L’un est à Saint-Etienne, un autre à Charlieu, le troisième à Montpellier et le dernier à Nantes. Avec Gérald, ce qu’on construit depuis 15 ans ce n’est pas facile mais c’est extrêmement précieux. C’est incroyable d’avoir une collaboration avec quelqu’un avec qui on s’est formé. Au conservatoire de Valence et après à Lyon. Là on a aussi beaucoup écouté, rencontré. On a rencontré assez vite les gens de l’ARFI. Moi-même j’ai fait plein de piges à l’ARFI. Et il y a surtout une motivation sincère d’être ensemble : c’est notre « truc », on y met de l’énergie, on y prend du plaisir. C’est l’occasion de pousser l’excellence à condition de l’alimenter en idées artistiques.
Dans une période qui n’est pas spécialement marquée par une folle gaieté, comment en vient-on à élaborer une musique avant tout festive, joyeuse ?
C’est peut-être notamment ce qu’on vit tous actuellement, étant tous de la même génération. On a tous des enfants, âgés de quelques mois à sept ans. Du coup, forcément, on n’est pas trop tristes. Ce sont des périodes remplies de force, de naïveté. Même si on ne le dit pas forcément, c’est instinctif, on est animé par ça.
Dans les musiciens et les musiques qui vous ont marqués, lesquels se détachent le plus ?
On est proche des musiques de rythme. Parmi elles, sans doute nous a surtout marqué celle d’Hermeto Pascual qu’on a découvert par l’intermédiaire d’Etienne Roche qui a monté un orchestre devenu le Grand bal des Cousins (passé au Toï Toï Le Zinc récemment). J’avais déjà écouté Franck Zappa et divers types farfelus. Avec Hermeto Pascual, j’ai découvert le Brésil et découvert des musiques traditionnelles par des gens qui les détournaient.
Ce qu’on fait nous aujourd’hui à la Compagnie Imperial ça vient de là. On prend un truc, on lui tord le cou sans trop de problèmes car on le fait avec sincérité. On prend quelque chose qui appartient à un patrimoine de n’importe où et on essaie d’en faire un truc singulier. On a un peu fait comme si on se fichait de tout.
Dans l’histoire de l’Imperial, quel rôle a joué Yves Bleton et cet Agapes, l’association qu’il avait créée et qui lui tenait tellement à cœur ?

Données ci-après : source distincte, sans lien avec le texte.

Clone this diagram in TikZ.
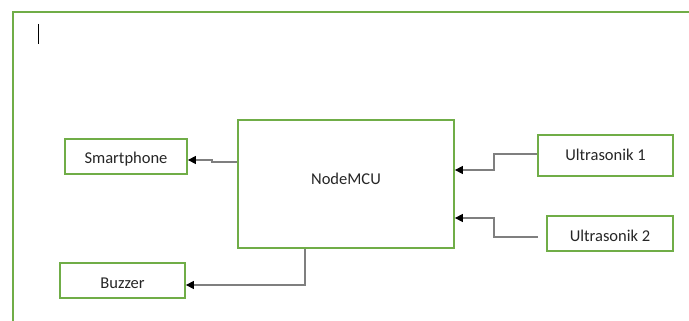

Eux et nous on était tout le temps ensemble. C’était l’association qui proposait des concerts de jazz qui nous intéressaient. Le Hot Club ne retenait pas notre attention alors qu’Agapes et Yves programmaient le jazz actuel. Nous sommes tout de suite allés là. Yves et Catherine Carette ont vu qu’on faisait des trucs alors qu’on avait 20 ans. Ca s’est fait comme ça au culot. Une fois j’ai demandé à Yves qui organisait aussi un festival à Morgon, dans le Beaujolais, si on pouvait y aller. Ca a été un des premiers groupes qu’on a eus et Yves a été l’un des premiers à nous faire jouer. Yves, Catherine et Agapes, je les ai toujours considérés comme des acteurs hyper importants.